(Reuters) - Mining equipment maker Joy Global Inc, which gets more than 60 percent of its revenue from coal miners, reported a 4 percent fall in quarterly revenue as customers cut production.
The company, which warned of a ‘challenging’ first quarter, forecast profit below analysts’ average estimate for its year ending October 2015.
“Challenging market conditions have led a number of our customers to announce their intention to take partial or full shut-downs for various periods of time during our first fiscal quarter,” CEO Ted Doheny said in a statement.
Prices of coal and iron ore have fallen to multi-year lows this year as supply has outpaced demand. The European coal futures fell to their lowest level in more than seven years on Monday.

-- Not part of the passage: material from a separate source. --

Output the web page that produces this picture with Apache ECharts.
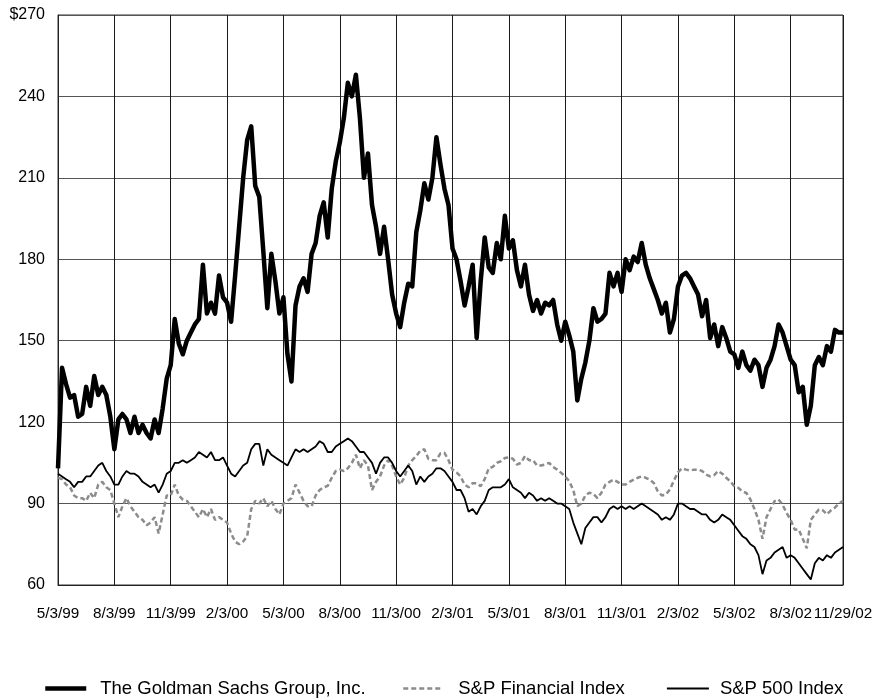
<!DOCTYPE html>
<html>
<head>
<meta charset="utf-8">
<script src="https://cdn.jsdelivr.net/npm/echarts@6/dist/echarts.min.js"></script>
<style>
  html, body { margin: 0; padding: 0; background: #fff; }
  #chart { width: 878px; height: 698px; }
</style>
</head>
<body>
<div id="chart"></div>
<script>
// weekly points, 5/3/99 .. 11/29/02 (indexed by week)
var tickIndex = [0, 14, 28, 42, 56, 70, 84, 98, 112, 126, 140, 154, 168, 182, 195];
var tickLabels = ['5/3/99', '8/3/99', '11/3/99', '2/3/00', '5/3/00', '8/3/00', '11/3/00',
    '2/3/01', '5/3/01', '8/3/01', '11/3/01', '2/3/02', '5/3/02', '8/3/02', '11/29/02'];

var goldman = [
    103, 140, 134, 129, 130, 122, 123, 133, 126, 137,
    130, 133, 130, 122, 110, 121, 123, 121, 116, 122,
    116, 119, 116, 114, 121, 116, 125, 136, 141, 158,
    149, 145, 150, 153, 156, 158, 178, 160, 164, 160,
    174, 166, 164, 157, 174, 192, 210, 224, 229, 207,
    203, 183, 162, 182, 172, 160, 166, 145, 135, 163,
    170, 173, 168, 182, 186, 196, 201, 188, 206, 216,
    223, 232, 245, 240, 248, 232, 210, 219, 200, 192,
    182, 192, 180, 167, 160, 155, 164, 171, 170, 190,
    198, 208, 202, 210, 225, 215, 206, 200, 184, 180,
    172, 163, 170, 178, 151, 172, 188, 177, 175, 186,
    180, 196, 184, 187, 176, 170, 178, 167, 161, 165,
    160, 164, 163, 165, 156, 150, 157, 152, 146, 128,
    136, 142, 150, 162, 157, 158, 160, 175, 170, 175,
    168, 180, 176, 181, 179, 186, 178, 173, 169, 165,
    160, 164, 153, 158, 170, 174, 175, 173, 170, 167,
    159, 165, 151, 156, 148, 155, 151, 146, 145, 140,
    146, 141, 139, 143, 141, 133, 140, 143, 148, 156,
    153, 148, 143, 141, 131, 133, 119, 126, 141, 144,
    141, 148, 146, 154, 153, 153
];

var financial = [
    99.5, 99, 97, 96, 93, 92, 92, 91, 94, 92,
    97, 98, 96, 95, 90, 85, 89, 92, 89, 87,
    85, 84, 82, 83, 85, 79, 86, 93, 93, 97,
    93, 91.5, 91, 89, 87, 85, 88, 85, 88, 84,
    85, 84, 83, 79, 76, 75, 76, 78, 88, 91,
    90, 92, 89, 91, 88, 86, 90, 91, 92, 97,
    94, 91, 89, 89, 93, 95, 96, 96.5, 99.5, 102,
    102.5, 102, 103, 105, 108, 103, 106, 104, 95, 98,
    100, 104, 106, 104, 100, 97, 99.5, 104, 106, 107.5,
    109.5, 110, 106.5, 106, 106, 108.5, 108.7, 106, 102.5, 101.5,
    100, 97, 96, 97.5, 97.5, 96.4, 99, 103, 103.5, 105,
    105.6, 106.8, 107, 106.5, 104.4, 105, 107.5, 106, 106, 104,
    104, 104.4, 105, 103.5, 102.5, 101.3, 100, 98.2, 95, 89,
    90, 93, 94, 93.5, 92, 94, 97, 98, 98.8, 98,
    97, 97, 98, 98.8, 99.5, 100, 99.5, 98.8, 97.6, 94.5,
    93, 93.3, 95.2, 98.5, 101.5, 103, 102.5, 102.2, 102.5, 102.5,
    102, 100.7, 100, 100.5, 102, 101, 99.5, 98.2, 96.4, 95.8,
    94.5, 93.9, 91.5, 88, 84, 77, 85, 88, 90.9, 91.5,
    89.5, 86.5, 84, 80.4, 80.5, 77, 73.5, 84, 86, 87.8,
    87.5, 86, 87.5, 88.5, 90, 91
];

var sp500 = [
    101, 100, 99, 98, 96, 98, 98, 100, 100, 102,
    104, 105, 102, 100, 97, 97, 100, 102, 101, 101,
    100, 98, 97, 96, 97, 94, 97, 101, 102, 105,
    105, 106, 105, 106, 107, 109, 108, 107, 109, 106,
    106, 107, 104, 101, 100, 102, 104, 105, 110, 112,
    112, 104, 110, 108, 107, 106, 105, 104, 107, 110,
    109, 110, 109, 110, 111, 113, 112, 109, 109, 111,
    112, 113, 114, 113, 111, 109, 109, 107, 105, 101,
    105, 107, 107, 105, 102, 100, 102, 104, 102, 97,
    100, 98, 100, 101, 103, 103, 102, 100, 98, 95,
    95, 92, 87, 88, 86, 89, 91, 95, 96, 96,
    96, 97, 99, 96, 95, 94, 92, 94, 93, 91,
    92, 91, 92, 91, 90, 90, 89, 88, 83, 79,
    75, 81, 83, 85, 85, 83, 85, 88, 89, 88,
    89, 88, 89, 88, 89, 90, 89, 88, 87, 86,
    84, 85, 84, 86, 90, 90, 89, 88, 88, 87,
    86, 86, 84, 83, 84, 86, 85, 84, 82, 80,
    78, 77, 75, 74, 71, 64, 69, 70, 72, 73,
    74, 70, 71, 70, 68, 66, 64, 62, 68, 70,
    69, 71, 70, 72, 73, 74
];

var weeks = goldman.map(function (v, i) { return String(i); });
var font = 'Liberation Sans, Arial, Helvetica, sans-serif';

function isTick(i) { return tickIndex.indexOf(i) >= 0; }

function legendAt(name, left, width, gap, line) {
    return {
        data: [name],
        left: left, top: 679, padding: 0,
        itemWidth: width, itemHeight: 16,
        itemStyle: { opacity: 0 },
        lineStyle: line,
        textStyle: { fontFamily: font, fontSize: 18.5, color: '#000', padding: [0, 0, 0, gap] }
    };
}

var option = {
    animation: false,
    backgroundColor: '#fff',
    grid: {
        left: 58, right: 35, top: 15, bottom: 113,
        show: true, borderColor: '#333', borderWidth: 1
    },
    legend: [
        legendAt('The Goldman Sachs Group, Inc.', 43, 41, 9, { color: '#000', width: 4.5 }),
        legendAt('S&P Financial Index', 402, 39, 11, { color: '#8c8c8c', width: 2.5, type: [5, 3] }),
        legendAt('S&P 500 Index', 666, 42, 6, { color: '#000', width: 1.8 })
    ],
    xAxis: {
        type: 'category',
        data: weeks,
        boundaryGap: false,
        axisLine: { show: true, lineStyle: { color: '#222', width: 1 } },
        axisTick: { show: false },
        axisLabel: {
            interval: function (i) { return isTick(i); },
            formatter: function (v, i) { return tickLabels[tickIndex.indexOf(i)]; },
            showMaxLabel: true,
            hideOverlap: false,
            margin: 21,
            fontFamily: font,
            fontSize: 15.3,
            color: '#000'
        },
        splitLine: {
            show: true,
            interval: function (i) { return isTick(i); },
            lineStyle: { color: '#1a1a1a', width: 1 }
        }
    },
    yAxis: {
        type: 'value',
        min: 60,
        max: 270,
        interval: 30,
        axisLine: { show: true, lineStyle: { color: '#222' } },
        axisTick: { show: false },
        axisLabel: {
            margin: 13,
            fontFamily: font,
            fontSize: 16,
            color: '#000',
            formatter: function (v) { return v === 270 ? '$270' : String(v); }
        },
        splitLine: { show: true, lineStyle: { color: '#555', width: 1 } }
    },
    series: [
        {
            name: 'S&P Financial Index',
            type: 'line',
            data: financial,
            symbol: 'none',
            lineStyle: { color: '#8c8c8c', width: 2.5, type: [5, 3] },
            itemStyle: { color: '#8c8c8c' },
            z: 2
        },
        {
            name: 'S&P 500 Index',
            type: 'line',
            data: sp500,
            symbol: 'none',
            lineStyle: { color: '#000', width: 1.8 },
            itemStyle: { color: '#000' },
            z: 3
        },
        {
            name: 'The Goldman Sachs Group, Inc.',
            type: 'line',
            data: goldman,
            symbol: 'none',
            lineStyle: { color: '#000', width: 4.5, join: 'round' },
            itemStyle: { color: '#000' },
            z: 4
        }
    ]
};

var myChart = echarts.init(document.getElementById('chart'));
myChart.setOption(option);
</script>
</body>
</html>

Coal prices are at five-year lows and the International Energy Agency has forecast global coal demand slowing over the next five years.
Joy Global forecast a profit of $3.10-$3.50 per share for 2015, below the average analyst estimate of $3.57, according to Thomson Reuters I/B/E/S.
The company said it expected revenue of $3.6 billion-$3.8 billion, largely below market estimate of $3.79 billion.
Overall bookings at Joy Global fell 27 percent in the fourth quarter ended Oct. 31.
Net income rose to $136.9 million, or $1.38 per share, from $26.8 million, or 25 cents per share, a year earlier, as the company cut costs.
Excluding items, the company earned $1.25 per share.
Analysts on average had expected a profit of $1.15 per share.
The year-earlier quarter included a non-cash charge of $155.2 million.
Revenue fell to $1.13 billion from $1.18 billion but was above the analysts’ average expectation of $1.05 billion.